Starting next year, all construction apprentices in California will receive instruction on green building practices as a component of their training.
The California Apprenticeship Council (CAC) recently approved integration of environmental components into minimum industry training criteria for the building construction trades apprenticeship programs. The Department of Industrial Relations’ Division of Apprenticeship Standards (DIR/DAS) was instrumental in working with the 23 trades to create the criteria.
“California is poised for success in the greening of commercial and residential construction,” said DIR Director John C. Duncan. “This move will help California’s workforce gain the skillset needed to satisfy green building standards.”
With the adoption of the new training criteria, apprenticeship programs in the building construction trades statewide will have one year to update their standards accordingly. The green guidelines for each industry must include a designated length of training, work processes of on-the-job training including recycling, reusing and preservation of resources, and competency testing.
Some changes to the new training criteria that trades in California have made include plumbers adding geothermal and hydroponic solar water systems to their core training skills, electricians incorporating energy-efficient systems, and eleven different occupations within the carpentry trade incorporating recycling and reuse practices. For a full list of trades and their minimum industry training criteria visit www.dir.ca.gov/das/mitc.htm.

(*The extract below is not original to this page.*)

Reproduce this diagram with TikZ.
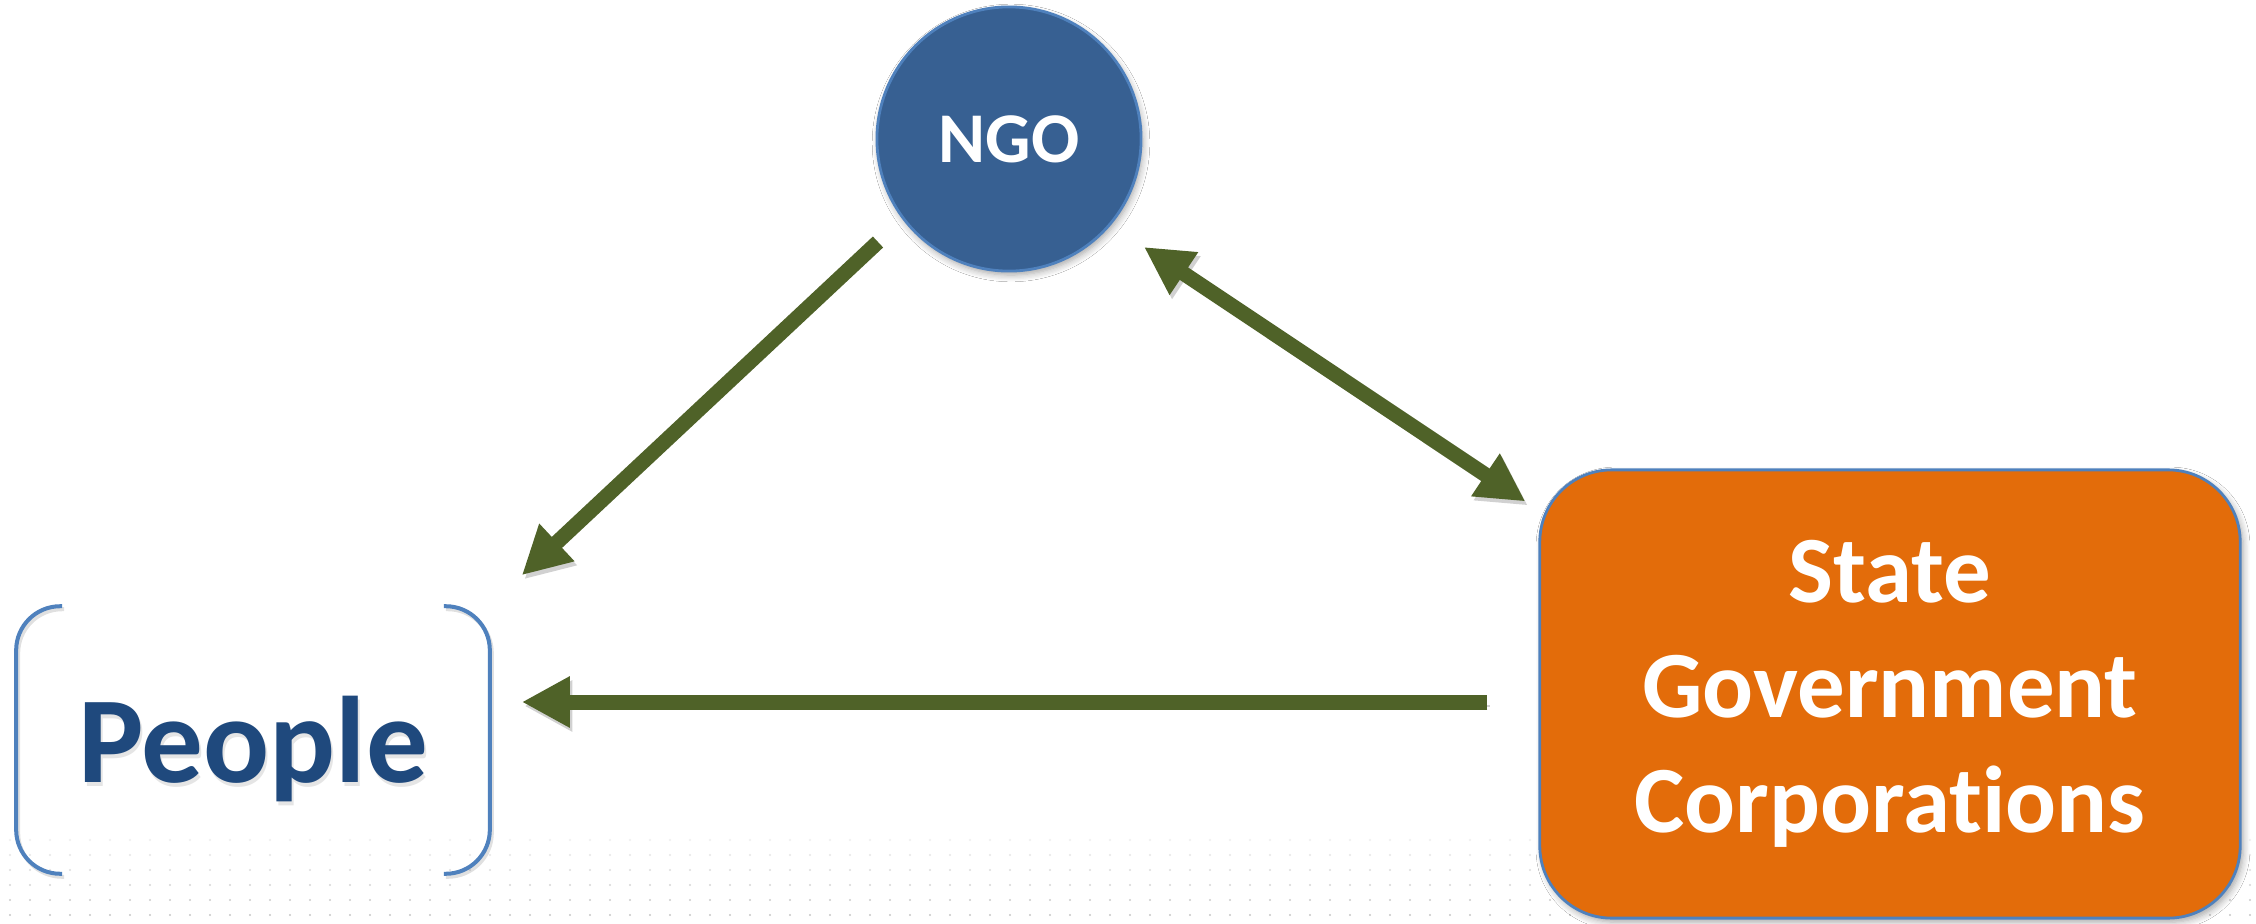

DAS marked the approval of the green training criteria with an advance preview of the “I Built It – Green” video at a recent CAC meeting.
“The ‘I Built It – Green’ video highlights the need for green building practices as part of a comprehensive apprenticeship program in the construction trades, so it was appropriate that we screen it at today’s meeting,” Duncan said. “The video will be distributed to apprenticeship programs statewide as well as California construction businesses and associations.”
The California Apprenticeship Council issues regulations to carry out the intent of the state apprenticeship law and sets the general policy under which this program operates.